Below you see a table of all languages currently supported on CodeJudge.

Language
Arguments
Input
Files
Test Scripts
Java
Arguments: YES
Input: YES
Files: YES
Test Scripts: YES
Java
Arguments: YES
Input: YES
Files: YES
Test Scripts: YES
C
Arguments: YES
Input: YES
Files: YES
Test Scripts: NO
C++
Arguments: YES
Input: YES
Files: YES
Test Scripts: YES
C++
Arguments: YES
Input: YES
Files: YES
Test Scripts: YES
C++
Arguments: YES
Input: YES
Files: YES
Test Scripts: YES
C#
Arguments: YES
Input: YES
Files: YES
Test Scripts: NO
F#
Arguments: YES
Input: YES
Files: YES
Test Scripts: YES
Python
Arguments: YES
Input: YES
Files: YES
Test Scripts: YES
Python
Arguments: YES
Input: YES
Files: YES
Test Scripts: YES
* Matlab
Arguments: NO
Input: YES
Files: YES
Test Scripts: YES
R
Arguments: YES
Input: YES
Files: YES
Test Scripts: YES
Bash
Arguments: YES
Input: YES
Files: YES
Test Scripts: NO
Prolog
Arguments: YES
Input: YES
Files: YES
Test Scripts: YES
Rust
Arguments: YES
Input: YES
Files: YES
Test Scripts: YES
Pascal
Arguments: YES
Input: YES
Files: YES
Test Scripts: NO
Coq
Arguments: YES
Input: YES
Files: YES
Test Scripts: NO
Elixir
Arguments: YES
Input: YES
Files: YES
Test Scripts: NO
Haskell
Arguments: YES
Input: YES
Files: YES
Test Scripts: NO
Go
Arguments: YES
Input: YES
Files: YES
Test Scripts: NO
HDL
Arguments: YES
Input: YES
Files: YES
Test Scripts: NO
Scala
Arguments: YES
Input: YES
Files: YES
Test Scripts: NO
JavaScript
Arguments: YES
Input: YES
Files: YES
Test Scripts: NO
TypeScript
Arguments: YES
Input: YES
Files: YES
Test Scripts: NO

* Please note: Matlab support is only available if you have a special agreement with us.

Judges

A Judge is the program on the grader which evaluates the output of the users' programs.
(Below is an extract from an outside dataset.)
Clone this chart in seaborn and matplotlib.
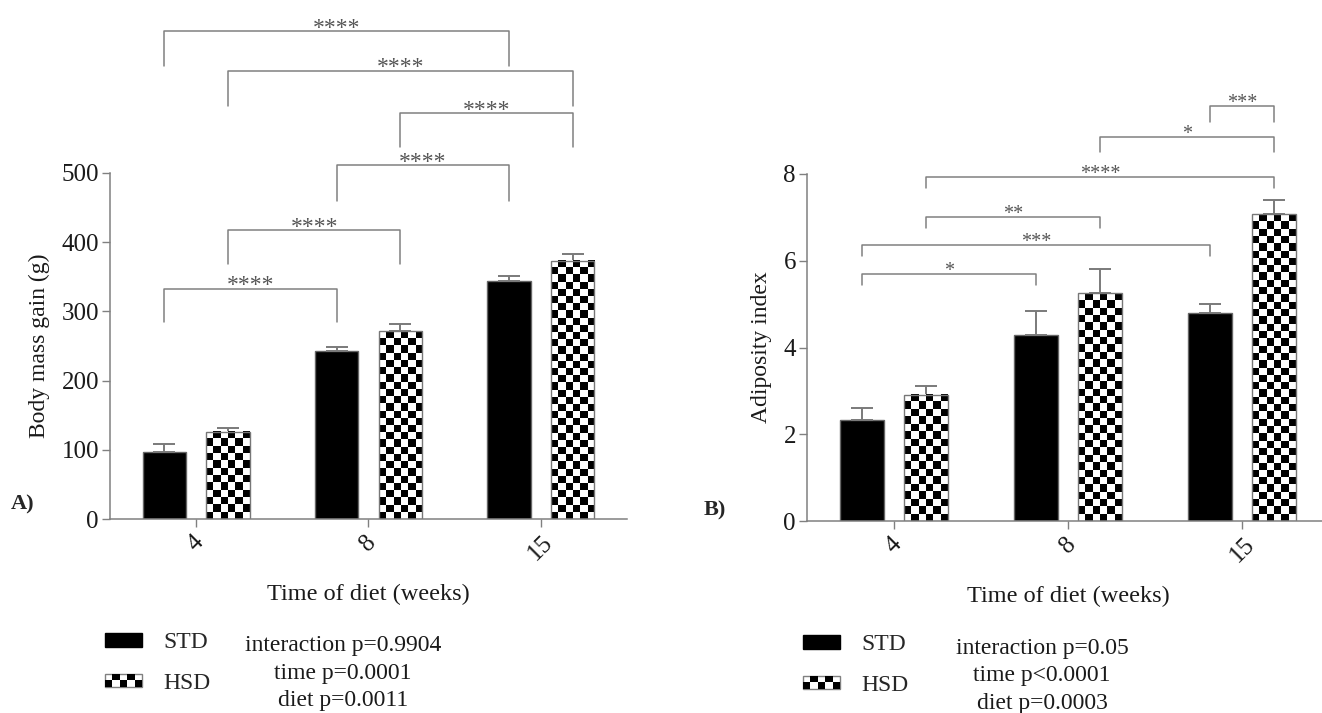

For each test case the output of a user's program is compared to the expected output file (usually), and if they match (the matching criteria depends on the judge), the test is passed.

CodeJudge currently supports the three following judges: Exact Judge, Token Based Judge and Custom Judge.

Exact Judge

The Exact Judge checks if the output of the user's program exactly matches the output file, that including all white spaces, new lines etc. The only exception is that \r characters are ignored and lines break at the very end of the file.
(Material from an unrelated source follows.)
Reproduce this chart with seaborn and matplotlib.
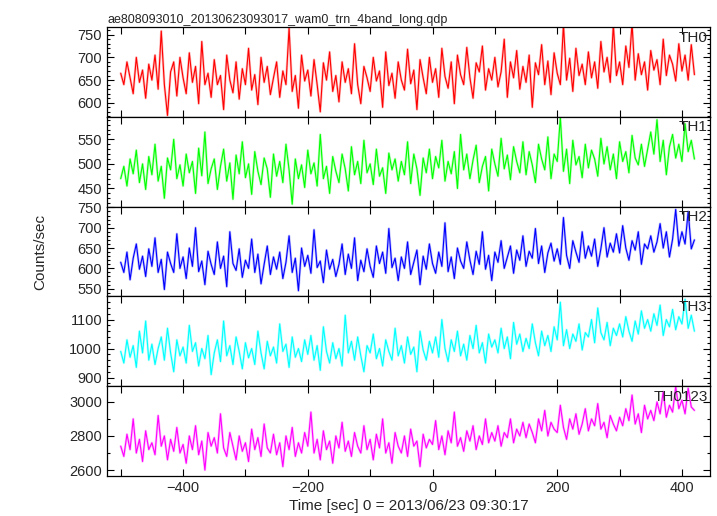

This judge is especially useful for exercises where strings including white spaces should be printed (so they match 100%), and can also be used for test scripts since the user should not be printing the output here.

Token Based Judge

The TokenBased Judge also compares the output of the user's program with the expected output, but any sequence of white spaces including new lines is considered as one single white space, so how the user chooses to separate the output won't matter.

This judge is useful for input/output exercises where the users have to print the output themselves and the white spaces don't matter. This judge also has a number of configuration options (for decimal comparisons, case-sensitivity, etc)

Custom Judge

If you have a more advanced exercise where one of the above judges cannot evaluate the programs properly you can write your own custom judge. The judge can be written in any of our supported languages.

Accessing data

If the users program runs successfully, the custom judge will ben ran in the same working directory with two additional files; expected (the expected output) and output (the user output) without file extensions, which can be read by the judge. If the test has an input file, the content of this file can be read from standard input by the judge.

Evaluating the program

After evaluating the program, the judge can output the following lines to standard output to save the results (only the first is mandatory):

RESULT [result]
[result] must be CORRECT if the test case is accepted, otherwise WRONG. (mandatory)
TEXT [text]
An optional message to the users about this single test run. For instance, if the test was passed it could be "Correct" as for the other judges, or if the test failed it could be an error message like "Saw a but expected b".
SCORE [score]
A score can indicate how well they passed the test case. Can be used for optimization problems.
FILE [file]
Specifies that [file] should be copied from the working directory, and will be shown together with the results of the test in CodeJudge.

If the judge program terminates with an error, the system will mark it as an exercise error.